Around age 10, the inventive John Moses recruited his younger brother Matt to try his hand at gunsmithing. Taking the sawn-off end of a damaged barrel they found in their father’s scrap pile, John attached the barrel to a stock he had hacked from a board of wood with his hatchet. The gun was crudely fashioned, having no hammer or trigger mechanisms, and the only way to load the gun was to insert a bullet and pour gunpowder through a small vent behind where the ammunition sat. With the newly assembled firearm and some pillaged gunpowder, John and Matt ran to the edge of the Browning property that extended beyond the Ogden City limits. Aiming at a couple of prairie hens sighted down the barrel of his gun, John told Matt to light the end of a stick with the coals in order to ignite the powder in the funnel. As John recalled, that handmade gun knocked him to the ground, but it did its job. The two boys managed to bring home three birds for supper using that single-shot makeshift weapon. When the two told their father about their success, Jonathan only remarked, “John Moses, you’re going on eleven; can’t you make a better gun than that?” Flustered at his father’s remarks, John determined to do exactly that.

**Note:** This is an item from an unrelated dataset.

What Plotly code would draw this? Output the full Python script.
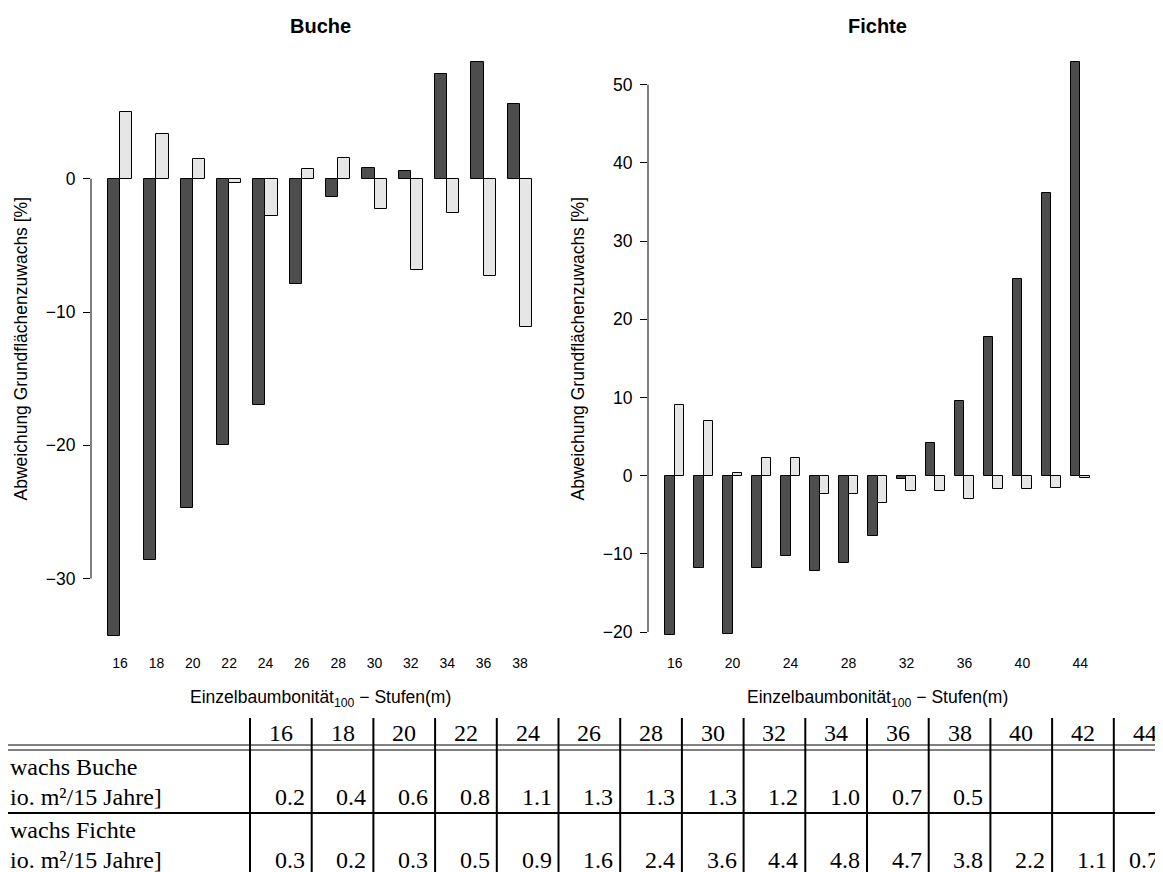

It was this upbringing that laid the foundation for the firearm dynasty John Moses Browning established throughout his 71 years of life. At age 23 he designed his first gun: the John M. Browning’s Single Shot Rifle. With the help of his brothers, John manufactured this model in their own little factory in Ogden until selling the patent to Winchester in 1883. From that point on, John designed every gun that can come to mind: machine guns, shotguns, pistols, and rifles. He created designs of exceptional quality, and many of his inventions were referenced and copied throughout the world. These designs are displayed in museums worldwide, but no museum houses a more complete tribute to his legacy than the Browning Firearms Museum. The museum is an important monument to his life and represents the culmination of his life’s inventions that helped shape the United States and the world.